From Jean-François Foucher, of Pâtisserie Foucher in Cherbourg, Normandy:

– For jellies, his rule of thumb is to use 1.5 grams agar-agar for 500 ml of liquid.

– If you need to flavor milk or cream with vanilla, he recommends a cold infusion: just add in the bean the day before and let it steep in the fridge overnight.

– To bake choux puffs evenly (for chouquettes or cream puffs), he inserts the tray into a hot oven preheated to 250°C (480°F), turns off the oven immediately and waits for 20 minutes, or until the oven is down to 180°C (360°F). He then turns the oven back on at 180°C (360°F) and continues to bake the puffs until they reach the desired shade of golden.

From Stéphanie Labelle, of Montreal pastry shop Rhubarbe:

– For maple syrup honeycomb (honeycomb is tire-éponge in Quebec French, I just learned), her formula is 250 grams maple syrup + 165 grams glucose syrup + 50 grams sugar that she heats to 151°C, then beats in 13 grams baking soda.

Omnivore 2013

From the Folmer brothers, of Couvert-Couvert in Herverlee, Belgium:

– They grill lettuce hearts, sliced in two, in the skillet (pictured above).

– They rehydrate strands of sea spaghetti (a type of seaweed), and roll them in powdered seaweed (pictured at top of post).

– They wrap oysters in thin ribbons of cucumber.

– They grate bottarga (theirs is homemade from seabass roe) over white asparagus, and add on a mix of fresh herbs from their garden.

– They preserve red lemons Morroccan-style, adding a quarter of the weight in sugar.

– They pickle pearl onions in beet juice, and divide them into tiny ruby petals to serve with roasted celeriac (pictured below).

– They cut a peeled apple into thin horizontal slices, leaving them assembled in their original apple shape, and bake the apple like this (I missed that detail but I assume the apple is basted in some kind of liquid — melted butter or apple juice for instance).

What about you, what’s your latest chef-inspired idea?

Omnivore 2013

  • Wow! I love this kind of intrepid creativity. Thanks for sharing.

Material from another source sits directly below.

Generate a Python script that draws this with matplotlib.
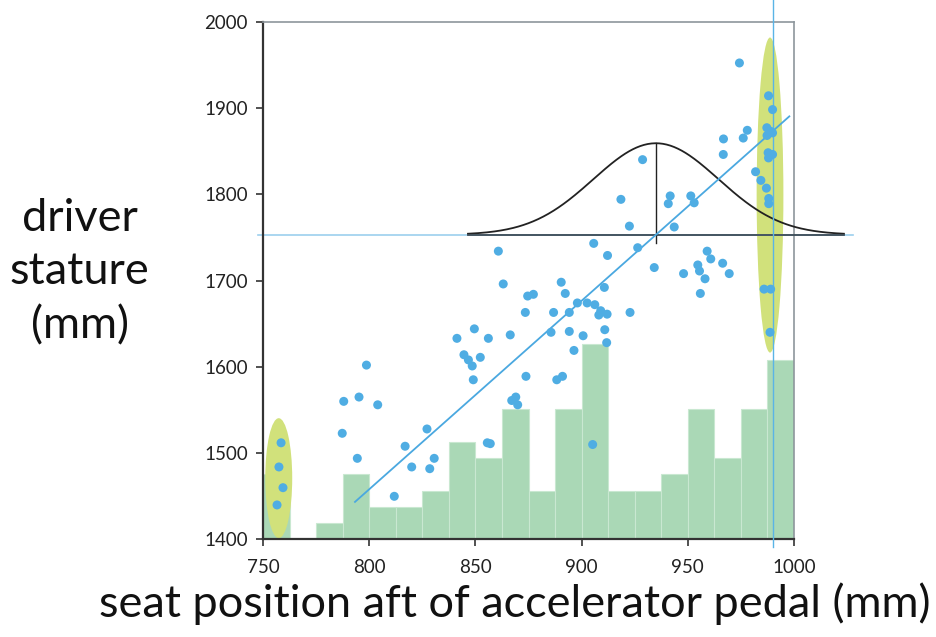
import numpy as np
import matplotlib
matplotlib.use("Agg")
import matplotlib.pyplot as plt
from matplotlib.patches import Ellipse

plt.rcParams['font.family'] = ['Lato', 'DejaVu Sans']

# Driver data: seat position aft of the accelerator pedal (mm) and stature (mm)
seat_position = [
    758.5, 757.5, 759.4, 756.6,
    788.0, 795.2, 798.7, 804.0, 787.3, 794.4, 811.8, 816.9, 820.0, 827.2,
    830.6, 828.5, 841.3, 844.6, 846.7, 848.5, 849.5, 852.3, 849.0, 856.1,
    855.6, 857.0, 860.8, 863.1, 866.4, 867.1, 869.0, 869.9, 873.8, 873.5,
    874.6, 877.3, 885.6, 886.8, 888.3, 891.0, 890.4, 892.3, 894.2, 894.2,
    896.4, 898.0, 900.7, 902.6, 906.2, 905.2, 905.7, 908.1, 909.0, 910.7,
    910.9, 911.8, 912.2, 912.0, 918.5, 922.5, 922.8, 926.4, 928.7, 934.2,
    940.8, 941.7, 943.6, 948.0, 951.4, 953.0, 954.7, 955.5, 955.9, 958.1,
    959.1, 960.8, 966.4, 966.8, 966.7, 969.5, 974.3, 976.1, 978.0, 981.9,
    984.4, 985.9, 987.0, 988.0, 989.9, 987.2, 987.3, 989.9, 988.8, 987.8,
    989.9, 988.0, 988.1, 988.1, 989.0, 988.7,
]
stature = [
    1512, 1484, 1460, 1440,
    1560, 1565, 1602, 1556, 1523, 1494, 1450, 1508, 1484, 1528,
    1494, 1482, 1633, 1614, 1608, 1601, 1644, 1611, 1585, 1633,
    1512, 1511, 1734, 1696, 1637, 1561, 1565, 1556, 1589, 1663,
    1682, 1684, 1640, 1663, 1585, 1589, 1698, 1685, 1663, 1641,
    1619, 1674, 1636, 1674, 1672, 1510, 1743, 1660, 1665, 1692,
    1643, 1628, 1729, 1661, 1794, 1763, 1663, 1738, 1840, 1715,
    1789, 1798, 1762, 1708, 1798, 1790, 1718, 1711, 1685, 1702,
    1734, 1725, 1720, 1864, 1846, 1708, 1952, 1865, 1874, 1826,
    1816, 1690, 1807, 1914, 1898, 1877, 1868, 1871, 1873, 1848,
    1846, 1842, 1795, 1789, 1690, 1640,
]

# Histogram of seat position (12.5 mm bins from 750 to 1000 mm)
bin_edges = np.arange(750, 1000.1, 12.5)
bin_counts = [4, 0, 1, 4, 2, 2, 3, 6, 5, 8, 3, 8, 12, 3, 3, 4, 8, 5, 8, 11]

# Summary statistics
mean_position = 935.0
sd_position = 29.5
mean_stature = 1753.0
fit_slope = 2.184
fit_range = [793.3, 997.8]
limit_position = 990.0

# Highlighted groups of drivers (centre x, centre y, width, height)
groups = [
    (757.4, 1471.0, 12.7, 139.0),
    (988.7, 1799.0, 12.6, 365.0),
]

x_ticks = [750, 800, 850, 900, 950, 1000]
y_ticks = [1400, 1500, 1600, 1700, 1800, 1900, 2000]

point_blue = '#4fade3'
bar_green = '#aad8b6'
ellipse_green = '#d1e17b'

fig = plt.figure(figsize=(9.37, 6.37), dpi=100)
ax = fig.add_axes([0.2807, 0.1531, 0.5667, 0.8131])
ax_hist = ax.twinx()

# Histogram sits behind the scatter axes
ax.set_zorder(ax_hist.get_zorder() + 1)
ax.patch.set_visible(False)

ax_hist.bar(bin_edges[:-1], bin_counts, width=np.diff(bin_edges), align='edge',
            color=bar_green, edgecolor='#c9e8d1', linewidth=0.8)
ax_hist.set_ylim(0, 600 / 18.85)
ax_hist.set_yticks([])
for s in ax_hist.spines.values():
    s.set_visible(False)

# Highlight ellipses
for cx, cy, w, h in groups:
    ax.add_patch(Ellipse((cx, cy), w, h, facecolor=ellipse_green,
                         edgecolor='none', zorder=1))

# Reference lines at mean stature and the seat-track limit
ax.plot([747.5, 1028], [mean_stature, mean_stature], color='#9ccfee',
        lw=1.2, clip_on=False, zorder=2)
ax.plot([limit_position, limit_position], [1391, 2026], color='#5ab4e6',
        lw=1.0, clip_on=False, zorder=4)

# Normal distribution of seat position on the mean-stature baseline
xs = np.linspace(mean_position - 3 * sd_position, mean_position + 3 * sd_position, 300)
curve = mean_stature + 106 * np.exp(-0.5 * ((xs - mean_position) / sd_position) ** 2)
ax.plot(xs, curve, color='#222222', lw=1.3, zorder=3, clip_on=False)
ax.plot([xs[0], xs[-1]], [mean_stature, mean_stature], color='#3d4b55',
        lw=1.3, zorder=3, clip_on=False)
ax.plot([mean_position, mean_position], [1744, mean_stature + 106],
        color='#222222', lw=1.0, zorder=3)

# Regression line through the means
fit_x = np.array(fit_range)
fit_y = mean_stature + fit_slope * (fit_x - mean_position)
ax.plot(fit_x, fit_y, color='#4aa8e0', lw=1.3, zorder=4)

ax.scatter(seat_position, stature, s=42, color=point_blue, edgecolors='none',
           zorder=5)

ax.set_xlim(750, 1000)
ax.set_ylim(1400, 2000)
ax.set_xticks(x_ticks)
ax.set_yticks(y_ticks)
ax.tick_params(direction='out', length=5, width=1.2, color='#333333',
               labelsize=13.5, labelcolor='#222222', pad=6)
ax.tick_params(axis='x', pad=9)
for side in ('left', 'bottom'):
    ax.spines[side].set_color('#333333')
    ax.spines[side].set_linewidth(1.6)
for side in ('top', 'right'):
    ax.spines[side].set_color('#8d969c')
    ax.spines[side].set_linewidth(1.2)

fig.text(0.085, 0.573, 'driver\nstature\n(mm)', ha='center', va='center',
         fontsize=32.5, linespacing=1.38, color='#111111')
fig.text(0.549, 0.052, 'seat position aft of accelerator pedal (mm)',
         ha='center', va='center', fontsize=32.5, color='#111111')

fig.savefig('out.png', dpi=100)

    I came across this idea recently: roasting slices of cauliflower=vegetarian ‘brains’.

  • What a great rundown of the Omnivore event! I should have spent more time in the dark downstairs…
    Love the idea of baking the cored,sliced apple whole. I bought one of those apple/cored/slicer gizmos at the Agriculture Salon from the Loire apple guys.
    William Sonoma carries it too for a bit more

  • nick

    Thank you for sharing.

  • Holy crap! This festival sounds like heaven. Just reading your post has given me enough ideas for weeks of new cooking. And thanks for the proportions of agar agar/liquid. I’ve always wanted a rule of thumb for that.

  • Wendy Hutton

    My great aunty used to slice raw green (French) beans and layer them in salt in a ceramic crock for winter (just like Guillaume Foucault). Pickled? Not really, just salted. As I recall, they were good (especially since the beans were usually home grown — in NZ).

    • Thanks so much for your comment, Wendy! You’re right: pickled isn’t the right word, “preserved” is probably more accurate.

      So interesting to hear your great-aunt used to do this, as this technique is one Guillaume Foucault first heard of while talking to elderly people in his region — it’s a personal mission of his, as he wants to preserve (no pun intended! :) their culinary knowledge. I love that he does that.

  • This creativity is so lovely..

  • Jennifer

    I steal ideas from chef’s all the time!! Right now, I’m doing a lot of deconstructed classics for first courses when I have guests for lunch or dinner. Tomorrow, I’m doing a deconstructed BLT for my first course (I’m kosher so my first departure is that the bacon is really smoked lamb).

    On a gorgeous Japanese skewer I will put some crisped “bacon”, a grape tomato, a piece of lettuce, and a matzah crouton-I’ll serve 3 skewers per person and drizzle a mayonnaise based dressing over the whole thing.

    I’ve also done deconstructed Caesar salads and Caprese Salads this way.

    I’ve also stolen tasting menu ideas in that I serve a tiny meal on one first course plate. Last summer, I served one bison slider on a small vintage plate with a shot glass of mushroom soup also on the the plate next to it.

    I’ve begun to create “pearls’ using some of the molecular gastronomy chemicals… I made carrot pearls (from the juice) that garnished a “steak sushi” (I sliced thin strands of flank steak and sauteed them, boiled thin strands of sliced carrots then rolled them together around a carrot mayonnaise and garnished with the pearls).

    I will most definitely figure out something to copy from this list after Passover!!!! I might even grill the lettuce for my BLT on skewers tomorrow. New York chefs are doing Caesar salads out of grilled lettuce and it is a wonderful change!

    • So many great ideas, and very impressive! Can I come to dinner at your house? :)

  • Oh my! It’s wonderful to watch something like this. I really love to watch their techniques and ways in their cooking. Oooh love it! Thanks for sharing it :) lovely post.